Animal welfare nonprofit The Humane Society of Fairfax County has a unique way of doing just that … and it lies on—believe it or not—the BRE. Typically, the BRE is nothing more than a bland envelope with the company’s address and a place to fill out a return address. Nothing fancy. Nothing noteworthy. But The Humane Society turns that notion on its head.
For its “Take Me Home” campaign, mailed in April to donors who have given to the animal welfare organization in the past, The Humane Society takes advantage of the empty real estate on the BRE to create brand awareness by using the image of a dog and cat “talking” to each other through the kind of thinking bubbles you see in a newspaper comic strip like “Garfield.” And that same dog and cat image can be found on all of the organization’s reply envelopes, with different “conversations” in the bubbles.
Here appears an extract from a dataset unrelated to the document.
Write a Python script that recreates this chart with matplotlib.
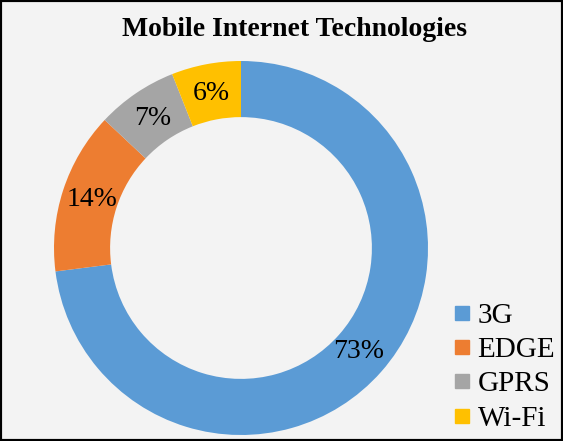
import matplotlib
matplotlib.use("Agg")
import matplotlib.pyplot as plt
from matplotlib.lines import Line2D
from matplotlib.patches import Rectangle

labels = ["3G", "EDGE", "GPRS", "Wi-Fi"]
shares = [73, 14, 7, 6]
colors = ["#5B9BD5", "#ED7D31", "#A5A5A5", "#FFC000"]

plt.rcParams["font.family"] = ["Liberation Serif", "DejaVu Serif"]

fig = plt.figure(figsize=(5.63, 4.41), dpi=100)
fig.patch.set_facecolor("#f3f3f3")

# donut: center ~ (241, 248) px, outer radius ~187 px
ax = fig.add_axes([54 / 563, 6 / 441, 374 / 563, 374 / 441])
wedges, texts, autotexts = ax.pie(
    shares, colors=colors, startangle=90, counterclock=False,
    radius=1, autopct="%d%%", pctdistance=0.84,
    wedgeprops=dict(width=0.30, linewidth=0),
    textprops=dict(fontsize=20, color="black"))
ax.set_xlim(-1, 1)
ax.set_ylim(-1, 1)
ax.set_aspect("equal")
ax.axis("off")

fig.text(294 / 563, 1 - 29 / 441, "Mobile Internet Technologies",
         ha="center", va="center", fontsize=20, fontweight="bold")

handles = [Line2D([], [], marker="s", linestyle="none", markersize=10,
                  markerfacecolor=c, markeredgecolor=c) for c in colors]
fig.legend(handles, labels, loc="lower right", bbox_to_anchor=(1.012, -0.012),
           frameon=False, fontsize=21, handlelength=0.5, handletextpad=0.3,
           labelspacing=0.27, borderaxespad=0.1)

# outer frame
fig.add_artist(Rectangle((0, 0), 1, 1, transform=fig.transFigure,
                         fill=False, edgecolor="black", linewidth=3))

fig.savefig("out.png", dpi=100, facecolor=fig.get_facecolor())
The idea behind this is to create a brand for donors, says Tonie Howard, vice president of animal care for Grizzard, the direct marketing agency that handles The Humane Society of Fairfax County’s direct mail campaigns. “In every single appeal with the BRE, the dog and cat have different messages. They kind of talk to each other,” Howard notes. “The reason that we do that is we know older donors especially will take the reply form and BRE and put it in their bills to pay basket, and we want them to identify this particular Humane Society with that donor. It’s a subtle branding, and it kind of gets them involved. It’s that warm, fuzzy feeling.”